UL stores this “amorphous blob” of data (as Anschuetz adeptly puts it) in a mixture of cloud-based data lakes, including Amazon‘s S3 and Microsoft’s Azure BLOB store. Once the data relationships have been defined, the for-profit company (it was a non-profit organization until 2010) uses a mix of open source and proprietary programs and algorithms to determine whether a given product has satisfied safety and sustainability requirements in specific jurisdictions. Hadoop and TensorFlow are utilized for some of this processing, as are Oracle‘s Exadata machines, as this YouTube video can attest to.

While UL relies on the big data machines to do much of the heavy lifting these days, in the end, the workflow always comes back to human workers.

“We’re letting the machines collect the information and then we sift through it, run it through colander of sorts, so the experts can … get an insight and apply their judgement for the insights,” Anschuetz says. “They might even help the machine learn by saying, yes that it correct, or no it’s not and here’s why. But it comes down to people. This is a people business.”

Summoning AI Tests

UL conducts fire tests in its lab

Recently UL has started expanding the types of products that it tests in response to the proliferation of digital services on mobile phones and the Internet.

“We employ ethical white-hat hackers to make sure that mobile payments are conducted, say on a phone, in the most secure fashion,” Anschuetz says. “Our definition of safety has changed. You can’t really live in a safe world if can’t livein a financially secure one, right?”

The company has even started looking into testing AI products. Lots of people consider AI a threat to humanity, including Elon Musk, the Tesla founder who once compared efforts to build AI to “summoning the demon.” While UL’s AI-testing efforts are still nascent, you can credit Musk himself with bringing UL to this particular table.

“Elon Musk often talks about AI. He has concern about AI,” Anschuetz says. “In one of his discussions online and on Twitter…he called on UL to bring together academia, government, and industry, and convene the minds and the bodies together to say ‘How do make sure we use artificial intelligence in a way that does more good than harm.’ We heard the call and there’s a number of things that we’re investigating right now.”

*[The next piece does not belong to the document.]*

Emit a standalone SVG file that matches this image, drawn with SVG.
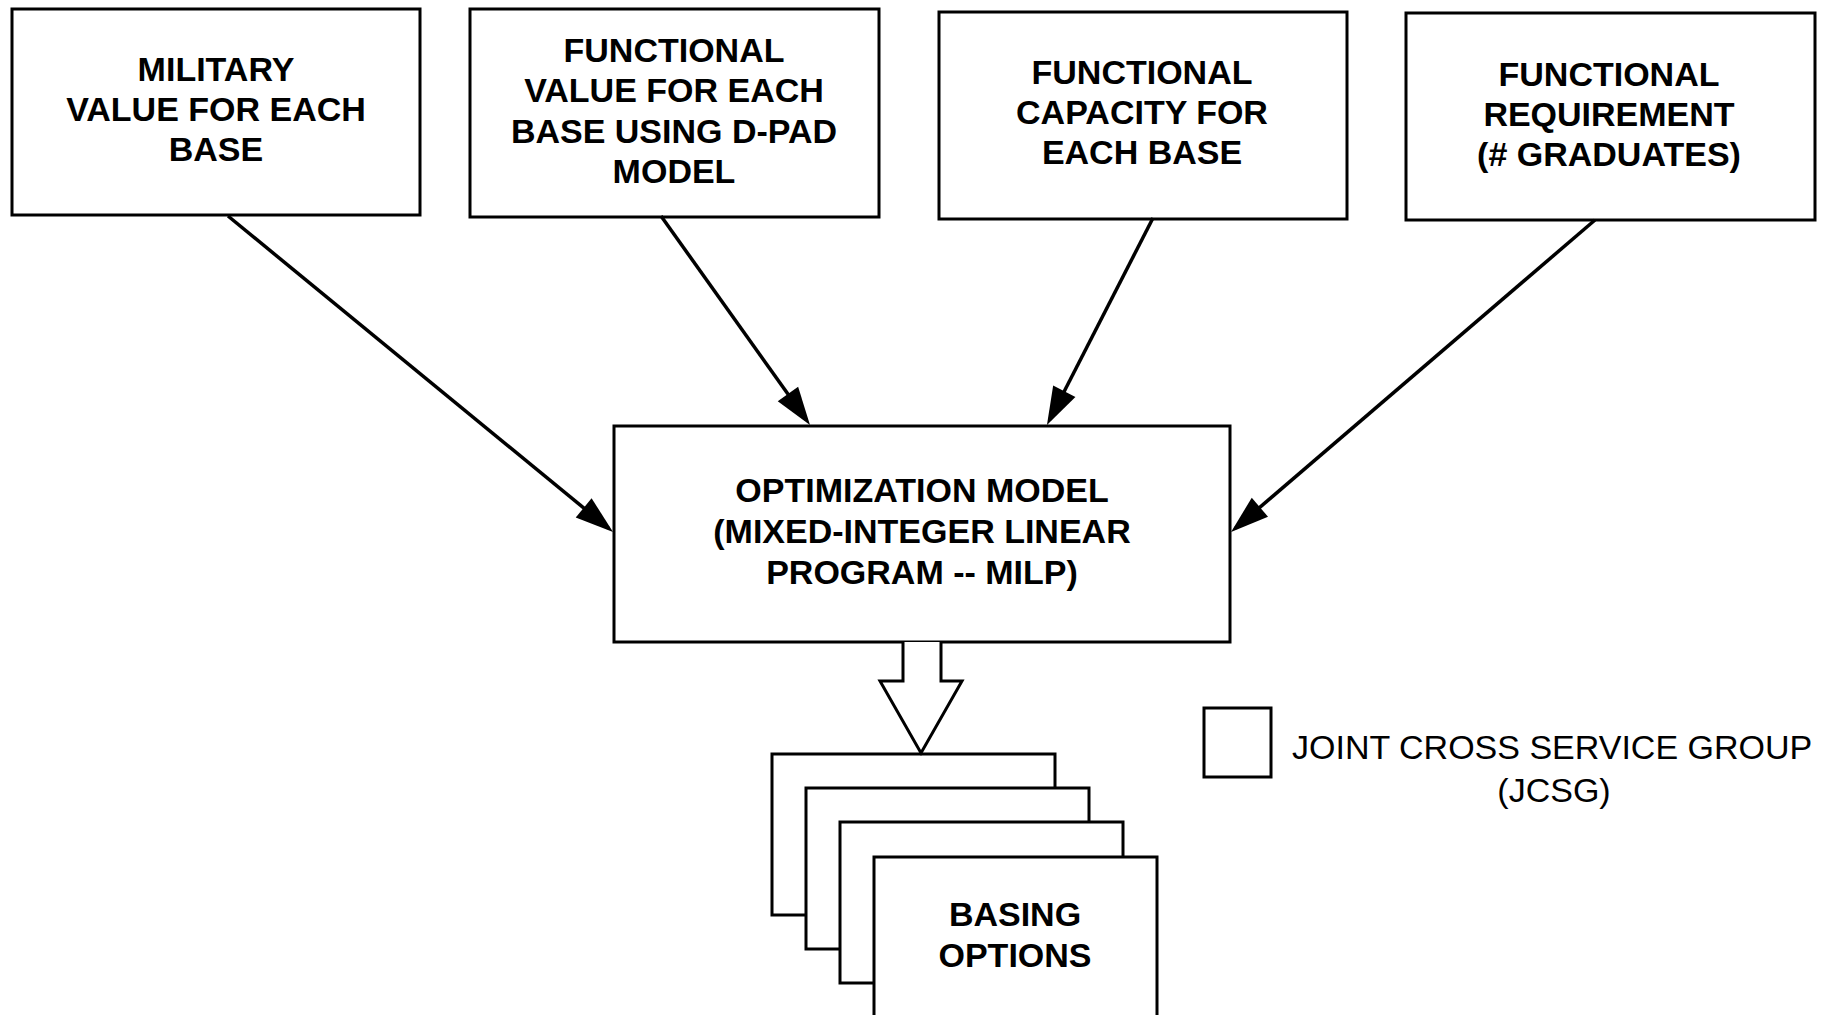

While Anschuetz didn’t share any specifics about the ways that UL will work to ensure the safety of consumers in an AI world, he did indicate that such a challenge was firmly in the realm of what a modern and digitized UL can do for humanity.

“There are so many powerful and incredibly awesome advances that are happening every day, and yet there is a need for companies like ours to make sure that when these things come in, that somebody is looking at it and saying, how do we also make sure that they don’t go astray and do harm,” Anschuetz says. “That’s our purpose. We’re very passionate about that. We want AI. We want all these technological advances to come and benefit society, and we also want to avoid any of the pitfalls that we have seen in societies throughout the history of mankind when we just weren’t as thoughtful, as a country or a community, as we should have been. That’s our job to ferret it out — to make sure that you’re safe, your kids are safe, and that we’re all safe and living in a sustainable world.”